This allows a program to be manipulated in a manner which is consequence
of the language syntax; i.e., you can swap one statement with its follower
easily and relatiably when you represent them as trees, but you cannot do
that
if the program is represented as text.
Having said that, how something is represented is really a function of
what you want to do with it. If you want to compute information
flows in a program, a data flow representation of it is far better
than a tree (is better than the text). An interesting point is,
that most "advanced" representations (flow graphs) practically
require to you build the tree representation anyway, because
you need the basic language structure to figure what things
flow between :-}
Check the compiler textbooks; the Aho&Ullman "Dragon" book on compilers
is really pretty good.
You might be interested in the DMS Reengineering Toolkit,
which parses many langauges to trees, and then provides tools
to easily analyze/modify/port those trees;
the results can be prettyprinted. We like to think of DMS
as being the "ultimate" tool for handling tree representations
(and others) for programs.
See http://www.semdesigns.com/Products/DMS/DMSToolkit.html.
Since you asked this question in comp.lang.visual, I should address
the "visual" aspect.

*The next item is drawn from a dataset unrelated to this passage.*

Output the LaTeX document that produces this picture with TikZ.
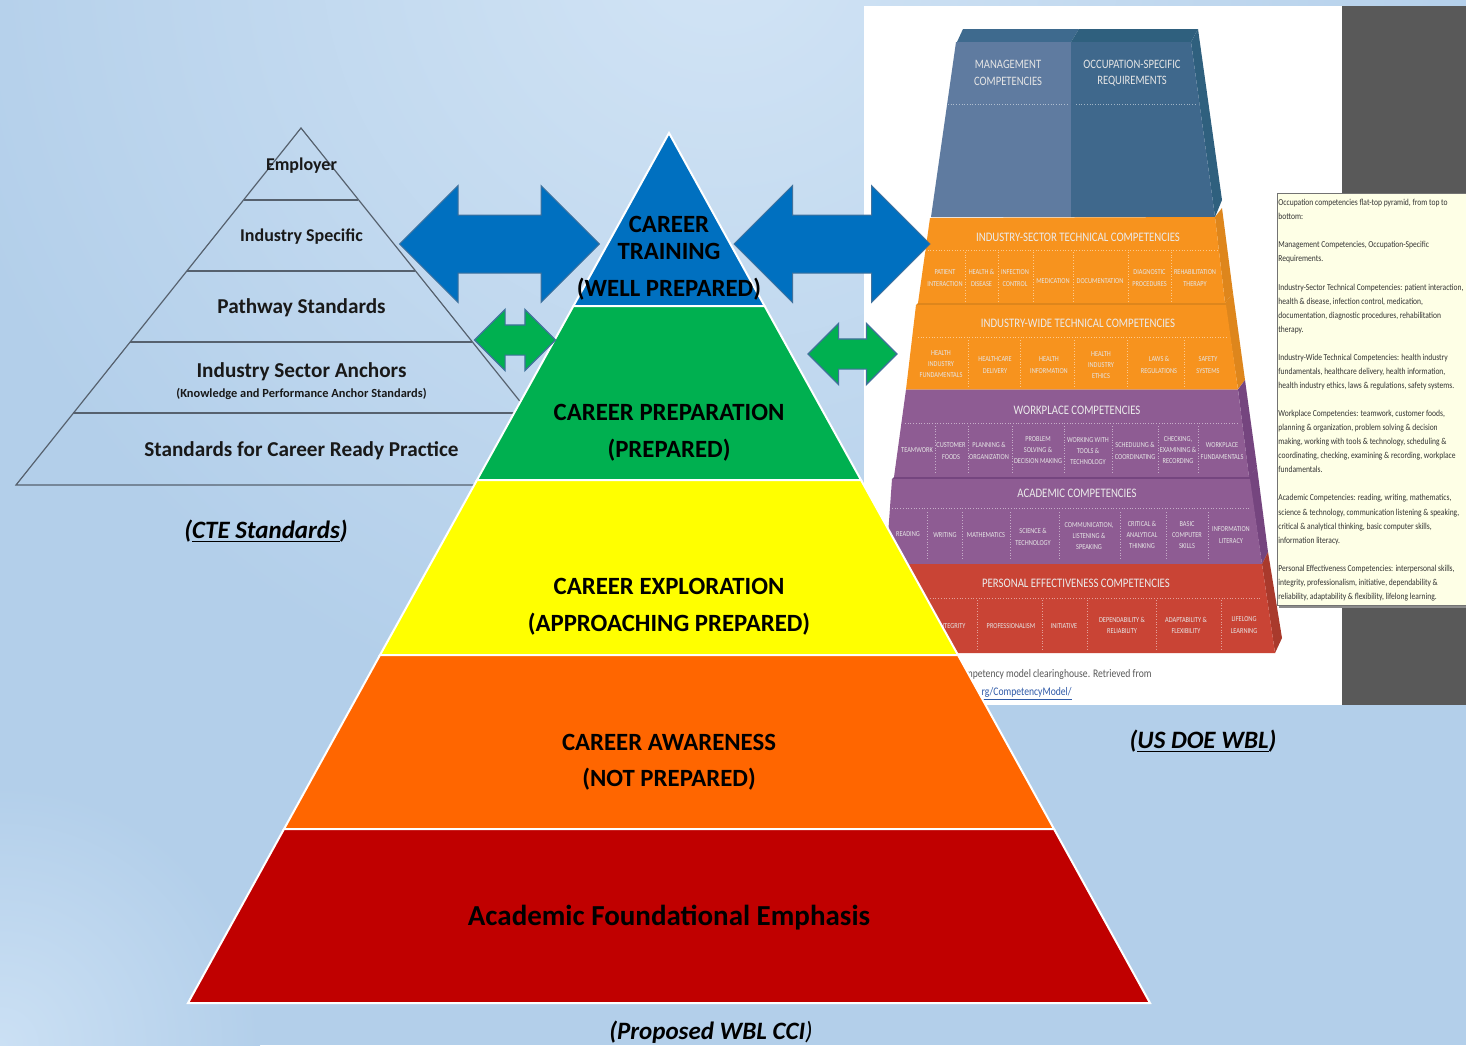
\documentclass[tikz,border=0pt]{standalone}
\usepackage{fontspec}
\setmainfont{Carlito}
\newfontfamily\narrowfont[FakeStretch=0.83]{Carlito}
\usetikzlibrary{shapes.arrows}
\definecolor{bgDark}{HTML}{B3CFEA}
\definecolor{bgLight}{HTML}{D2E4F5}
\definecolor{bgCorner}{HTML}{CBE0F4}
\definecolor{arrowBlue}{HTML}{0070C0}
\definecolor{arrowGreen}{HTML}{00B050}
\definecolor{arrowEdge}{HTML}{41719C}
\definecolor{lineGray}{HTML}{56616E}
\definecolor{mgmtFace}{HTML}{5F7BA0}
\definecolor{occFace}{HTML}{3F688C}
\definecolor{occTop}{HTML}{2F607E}
\definecolor{mgmtTop}{HTML}{3E6A8E}
\definecolor{occSide}{HTML}{2F607E}
\definecolor{orangeFace}{HTML}{F7931E}
\definecolor{orangeSide}{HTML}{DE861C}
\definecolor{purpleFace}{HTML}{8E5C93}
\definecolor{purpleSide}{HTML}{75457F}
\definecolor{redFace}{HTML}{C94435}
\definecolor{redSide}{HTML}{A93A2C}
\definecolor{boxYellow}{HTML}{FEFFE6}
\definecolor{pureYellow}{RGB}{255,255,0}
\definecolor{linkBlue}{HTML}{2F5AA8}
\tikzset{
  layer/.style={draw=white,line width=1pt,line join=miter},
  mainlabel/.style={inner sep=0pt,align=center,font=\fontsize{12.4}{13.75}\selectfont\bfseries},
  ctelabel/.style={inner sep=0pt,align=center,text=black!90,font=\fontsize{10.6}{12}\selectfont\bfseries},
  caption/.style={inner sep=0pt,font=\fontsize{12.5}{14}\selectfont\bfseries\itshape},
  bigarrow/.style={shape=double arrow,inner sep=0pt,fill=arrowBlue,draw=arrowEdge,line width=0.5pt,
    text height=28.5pt,text depth=0pt,minimum width=58pt,double arrow head extend=14.75pt},
  smallarrow/.style={shape=double arrow,inner sep=0pt,fill=arrowGreen,draw=arrowEdge,line width=0.6pt,
    text height=14.5pt,text depth=0pt,minimum width=30pt,double arrow head extend=7.75pt},
  head/.style={inner sep=0pt,align=center,text=white!90!black,font=\narrowfont\fontsize{6.4}{8.2}\selectfont},
  band/.style={inner sep=0pt,align=center,text=white!92!black,font=\narrowfont\fontsize{6.5}{7}\selectfont},
  cell/.style={inner sep=0pt,align=center,text=white!90!black,font=\narrowfont\fontsize{3.8}{5.6}\selectfont},
  divide/.style={white,opacity=0.5,densely dotted,line width=0.35pt}
}
\begin{document}
\begin{tikzpicture}[x=0.5pt,y=-0.5pt]
\useasboundingbox (0,0) rectangle (1466,1045);
\begin{scope}
\clip (0,0) rectangle (1466,1045);
\fill[bgDark] (0,0) rectangle (1466,1045);
\shade[inner color=bgLight,outer color=bgDark] (720,-60) circle (800);
\shade[inner color=bgCorner,outer color=bgDark] (0,1045) circle (260);
\end{scope}

\fill[white] (864,6) rectangle (1342,705);
\fill[black!65] (1342,6) rectangle (1466,705);

\fill[mgmtTop] (963,29) -- (1079,29) -- (1071,42) -- (957,42) -- cycle;
\fill[occTop] (1079,29) -- (1198,29) -- (1191,42) -- (1071,42) -- cycle;
\fill[occSide] (1198,29) -- (1222,200) -- (1215,217) -- (1191,42) -- cycle;
\fill[mgmtFace] (956,42) -- (1071,42) -- (1071,217) -- (931,217) -- cycle;
\fill[occFace] (1071,42) -- (1191,42) -- (1215,217) -- (1071,217) -- cycle;
\draw[divide] (948,104) -- (1068,104);
\draw[divide] (1076,104) -- (1195,104);
\node (tMgmt) at (1008,73)[head] {MANAGEMENT\\COMPETENCIES};
\node (tOcc) at (1132,73)[head] {OCCUPATION-SPECIFIC\\REQUIREMENTS};

\fill[orangeSide] (1215,217) -- (1222,208) -- (1233,293) -- (1225,303) -- cycle;
\fill[orangeFace] (930,218) -- (1215,217) -- (1225,303) -- (918,303) -- cycle;
\draw[divide] (925,250) -- (1218,250);
\foreach \sx in {965,998,1033,1073,1128,1171} \draw[divide] (\sx,252) -- (\sx,301);
\node (tSector) at (1078,237)[band] {INDUSTRY-SECTOR TECHNICAL COMPETENCIES};
\node (tPatient) at (945,278)[cell] {PATIENT\\INTERACTION};
\node (tDisease) at (981.5,278)[cell] {HEALTH \&\\DISEASE};
\node (tInfection) at (1015,278)[cell] {INFECTION\\CONTROL};
\node (tMedication) at (1053,281)[cell] {MEDICATION};
\node (tDocument) at (1100,281)[cell] {DOCUMENTATION};
\node (tDiagnostic) at (1149.5,278)[cell] {DIAGNOSTIC\\PROCEDURES};
\node (tRehab) at (1195,278)[cell] {REHABILITATION\\THERAPY};

\fill[orangeSide] (1225,303) -- (1233,293) -- (1245,380) -- (1238,389) -- cycle;
\fill[orangeSide] (918,303) -- (1225,303) -- (1226,305) -- (916,305) -- cycle;
\fill[orangeFace] (916,305) -- (1226,305) -- (1238,389.5) -- (906,389.5) -- cycle;
\draw[divide] (918,337) -- (1228,337);
\foreach \sx in {968,1020,1074,1127,1184} \draw[divide] (\sx,340) -- (\sx,387);
\node (tWide) at (1078,323)[band] {INDUSTRY-WIDE TECHNICAL COMPETENCIES};
\node (tFund) at (941,364)[cell] {HEALTH\\INDUSTRY\\FUNDAMENTALS};
\node (tCare) at (995,365)[cell] {HEALTHCARE\\DELIVERY};
\node (tInfo) at (1049,365)[cell] {HEALTH\\INFORMATION};
\node (tEthics) at (1101,365)[cell] {HEALTH\\INDUSTRY\\ETHICS};
\node (tLaws) at (1159,365)[cell] {LAWS \&\\REGULATIONS};
\node (tSafety) at (1208,365)[cell] {SAFETY\\SYSTEMS};

\fill[purpleSide] (1238,389.5) -- (1245,380) -- (1257,467) -- (1249,477.5) -- cycle;
\fill[purpleFace] (906,389.5) -- (1238,389.5) -- (1249,477) -- (894,477) -- cycle;
\draw[divide] (905,423) -- (1238,423);
\foreach \sx in {935,968,1012,1064,1112,1158,1198} \draw[divide] (\sx,426) -- (\sx,474);
\node (tPlace) at (1077,410)[band] {WORKPLACE COMPETENCIES};
\node (tTeam) at (917,450)[cell] {TEAMWORK};
\node (tFoods) at (951,451)[cell] {CUSTOMER\\FOODS};
\node (tPlan) at (989,451)[cell] {PLANNING \&\\ORGANIZATION};
\node (tProblem) at (1038,450)[cell] {PROBLEM\\SOLVING \&\\DECISION MAKING};
\node (tTools) at (1088,451)[cell] {WORKING WITH\\TOOLS \&\\TECHNOLOGY};
\node (tSched) at (1135,451)[cell] {SCHEDULING \&\\COORDINATING};
\node (tCheck) at (1178,450)[cell] {CHECKING,\\EXAMINING \&\\RECORDING};
\node (tFundam) at (1222,451)[cell] {WORKPLACE\\FUNDAMENTALS};

\fill[purpleSide] (1249,477) -- (1257,467) -- (1268,552) -- (1262,564) -- cycle;
\fill[purpleSide] (894,477) -- (1249,477) -- (1250,479) -- (892,479) -- cycle;
\fill[purpleFace] (892,479) -- (1250,479) -- (1262,564) -- (886,564) -- cycle;
\draw[divide] (892,508) -- (1250,508);
\foreach \sx in {927,962,1010,1059,1120,1166,1208} \draw[divide] (\sx,512) -- (\sx,560);
\node (tAcademic) at (1077,493)[band] {ACADEMIC COMPETENCIES};
\node (tRead) at (908,534)[cell] {READING};
\node (tWrite) at (945,535)[cell] {WRITING};
\node (tMath) at (986,535)[cell] {MATHEMATICS};
\node (tScience) at (1033,537)[cell] {SCIENCE \&\\TECHNOLOGY};
\node (tComm) at (1089,536)[cell] {COMMUNICATION,\\LISTENING \&\\SPEAKING};
\node (tCritical) at (1142,535)[cell] {CRITICAL \&\\ANALYTICAL\\THINKING};
\node (tBasic) at (1187,535)[cell] {BASIC\\COMPUTER\\SKILLS};
\node (tLiteracy) at (1231,535)[cell] {INFORMATION\\LITERACY};

\fill[redSide] (1262,564) -- (1268,552) -- (1282,638) -- (1275,653) -- cycle;
\fill[redFace] (880,564) -- (1262,564) -- (1275,653) -- (880,653) -- cycle;
\draw[divide] (930,598) -- (1262,598);
\foreach \sx in {977,1042,1087,1156,1221} \draw[divide] (\sx,600) -- (\sx,650);
\node (tPersonal) at (1076,583)[band] {PERSONAL EFFECTIVENESS COMPETENCIES};
\node (tIntegrity) at (952,626)[cell] {INTEGRITY};
\node (tProf) at (1011,626)[cell] {PROFESSIONALISM};
\node (tInit) at (1064,626)[cell] {INITIATIVE};
\node (tDepend) at (1122,625.5)[cell] {DEPENDABILITY \&\\RELIABILITY};
\node (tAdapt) at (1186,625.5)[cell] {ADAPTABILITY \&\\FLEXIBILITY};
\node (tLife) at (1244,625)[cell] {LIFELONG\\LEARNING};

\node (tCite) at (1152,674)[anchor=east,inner sep=0pt,text=black!65,font=\narrowfont\fontsize{5.8}{7}\selectfont] {mpetency model clearinghouse. Retrieved from};
\node (tLink) at (1072,694)[anchor=east,inner sep=0pt,text=linkBlue,font=\narrowfont\fontsize{5.8}{7}\selectfont] {\underline{rg/CompetencyModel/}};

\fill[black!45] (1279,196) rectangle (1466,608);
\filldraw[fill=boxYellow,draw=black!55,line width=0.4pt] (1277,193) rectangle (1467,605);
\node (tNotes) at (1278,199)[anchor=north west,inner sep=0pt,align=left,text=black!80,font=\narrowfont\fontsize{4.55}{7.03}\selectfont] {Occupation competencies flat-top pyramid, from top to\\bottom:\\[7.03pt]
Management Competencies, Occupation-Specific\\Requirements.\\[7.03pt]
Industry-Sector Technical Competencies: patient interaction,\\health \& disease, infection control, medication,\\documentation, diagnostic procedures, rehabilitation\\therapy.\\[7.03pt]
Industry-Wide Technical Competencies: health industry\\fundamentals, healthcare delivery, health information,\\health industry ethics, laws \& regulations, safety systems.\\[7.03pt]
Workplace Competencies: teamwork, customer foods,\\planning \& organization, problem solving \& decision\\making, working with tools \& technology, scheduling \&\\coordinating, checking, examining \& recording, workplace\\fundamentals.\\[7.03pt]
Academic Competencies: reading, writing, mathematics,\\science \& technology, communication listening \& speaking,\\critical \& analytical thinking, basic computer skills,\\information literacy.\\[7.03pt]
Personal Effectiveness Competencies: interpersonal skills,\\integrity, professionalism, initiative, dependability \&\\reliability, adaptability \& flexibility, lifelong learning.};

\draw[lineGray,line width=0.6pt] (301,128) -- (16,485) -- (587,485) -- cycle;
\draw[lineGray,line width=0.9pt] (244,200) -- (358,200);
\draw[lineGray,line width=0.7pt] (187,271) -- (415,271);
\draw[lineGray,line width=0.7pt] (130,342) -- (472,342);
\draw[lineGray,line width=0.9pt] (73,413) -- (529,413);
\node (cEmployer) at (301.5,165.5)[ctelabel,font=\fontsize{9}{11}\selectfont\bfseries] {Employer};
\node (cIndustry) at (301.5,236.5)[ctelabel,font=\fontsize{9}{11}\selectfont\bfseries] {Industry Specific};
\node (cPathway) at (301.5,308)[ctelabel] {Pathway Standards};
\node (cSector) at (301.5,372)[ctelabel] {Industry Sector Anchors};
\node (cKnow) at (301.5,394)[ctelabel,font=\fontsize{6.2}{8}\selectfont\bfseries] {(Knowledge and Performance Anchor Standards)};
\node (cPractice) at (301.5,450.5)[ctelabel] {Standards for Career Ready Practice};
\node (cCap) at (266,531.5)[caption] {(\underline{CTE Standards})};

\filldraw[layer,fill=arrowBlue] (669,133) -- (764.6,306) -- (573.4,306) -- cycle;
\filldraw[layer,fill=arrowGreen] (573.4,306) -- (764.6,306) -- (861,480) -- (477,480) -- cycle;
\filldraw[layer,fill=pureYellow] (477,480) -- (861,480) -- (958,655) -- (380,655) -- cycle;
\filldraw[layer,fill={rgb,255:red,255;green,102;blue,0}] (380,655) -- (958,655) -- (1054,829) -- (284,829) -- cycle;
\filldraw[layer,fill={rgb,255:red,192;green,0;blue,0}] (284,829) -- (1054,829) -- (1150,1003) -- (188,1003) -- cycle;

\node (mTrain) at (669,238)[mainlabel] {CAREER\\TRAINING};
\node (mWell) at (669,289.5)[mainlabel] {(WELL PREPARED)};
\node (mPrep) at (669,412)[mainlabel] {CAREER PREPARATION};
\node (mPrepB) at (669,450.5)[mainlabel] {(PREPARED)};
\node (mExpl) at (669,586)[mainlabel] {CAREER EXPLORATION};
\node (mExplB) at (669,624.5)[mainlabel] {(APPROACHING PREPARED)};
\node (mAware) at (669,742)[mainlabel] {CAREER AWARENESS};
\node (mAwareB) at (669,779.5)[mainlabel] {(NOT PREPARED)};
\node (mFound) at (669,917.5)[mainlabel,font=\fontsize{14.5}{16}\selectfont\bfseries] {Academic Foundational Emphasis};

\node (aBlueL) at (499.5,244)[bigarrow,minimum height=100pt] {};
\node (aBlueR) at (832,244)[bigarrow,minimum height=98pt] {};
\node (aGreenL) at (515,340)[smallarrow,minimum height=40.5pt] {};
\node (aGreenR) at (852.5,354)[smallarrow,minimum height=44.5pt] {};

\node (cUs) at (1203,741.5)[caption] {(\underline{US DOE WBL})};
\node (cWbl) at (711,1034.5)[caption] {(\underline{Proposed WBL CCI}\textmd{)}};
\end{tikzpicture}
\end{document}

I think there is very *little* value is showing
such trees to people, except perhaps to educate them as
to what the language rules are. After all, the trees are
usually derived from a perfectly good text-based language :-}
Arguably, there is some utility of graphical trees to represent expressions.
But I think they tend to take up a lot of screen real estate,
and the text equivalent is generally far more compact.
YMMV.
--
Ira D. Baxter, Ph.D.,CTO email: idba...@semdesigns.com
Semantic Designs, Inc. web: http://www.semdesigns.com
12636 Research Blvd. C-214 voice: (512) 250-1018 x140
Austin, TX 78759-2200 fax: (512) 250-1191
<Daniel Goodburn [good...@ozemail.com.au]> wrote in message
news:94jvh7$gfo$1...@xsdev1.blackrock.com...
> Hi,
>
> Although no one seems to use this newsgroup it seems to be the most
> appropriately named group for my question so here goes.
>
> I'm looking for references that discusses the pros and cons of tree
> representations of programs. Why are trees good for expressing programs or
> why are they used so generally? It seems like a question that would have
> been answered ages ago, but I can't find any references that explain this
> straightout.
>
> Regards,
>
> Daniel
>
> If you want to compute information
> flows in a program, a data flow representation of it is far better
> than a tree (is better than the text). An interesting point is,
> that most "advanced" representations (flow graphs) practically
> require to you build the tree representation anyway, because
> you need the basic language structure to figure what things
> flow between :-}
>
Sorry, I don't understand this bit - I have been using data flows for 30 years
(see my home page currently at http://paulmorrison.affordablehost.com/fbp/ and
we only use tree structures _within_ individual components - where they are
indeed very appropriate. You could also represent certain data structures
passing across the connections as trees. You cannot build a tree representation
of a true data flow - but maybe I misunderstood :-)
Agreed. I think you'll agree, that to get data flows, you typically need
to build a tree (in essence, parse
the program), and then compute flow information from that.
I did not mean to imply that the trees themselves represent flows.
-- IDB
> I think you'll agree, that to get data flows, you typically need
> to build a tree (in essence, parse
> the program), and then compute flow information from that.
Would you say that this approach is used more in heavily computational
applications? Our work has mostly been in the business area, where we
feel it is very natural to express the logic in terms of transformations
applied to data streams. So our problem has almost been the reverse: in
the absence of "engines" that think that way, applications had to be
converted from that type of thinking to single-threaded logic (which
normally implies a tree structure).
Michael Jackson talks about this in his book - IFIRC it entails turning
all the components inside-out except one, which becomes the main-line or
root of the tree (shudder!). Now we have a few such engines (the
latest being written in Java), so this very awkward transformation is no
longer necessary.
If you start with the assumption of data flows as your basic primitive,
and you compose them with operators, then I suppose data flow
information is nearly free. (And many visual languages represent
these flows as visual "expression trees").
Parsing isnt really necessary in this case.
I was thinking (and mostly deal with) of non-visual langauges.
For "business", that would include COBOL (hiss, boo, oooodles of code,
...hmm)
For getting data flow from COBOL (or any other procedural langauge,
regardless of whether you think it is heavily computational or not),
you simply have to start by parsing it. Worse, you have
compute flows in individual programs, then you have to parse
the JCL that glues a series of COBOL programs together
into an application system, and integrate the COBOL and JCL
flows.
When you done, you can display the result visually.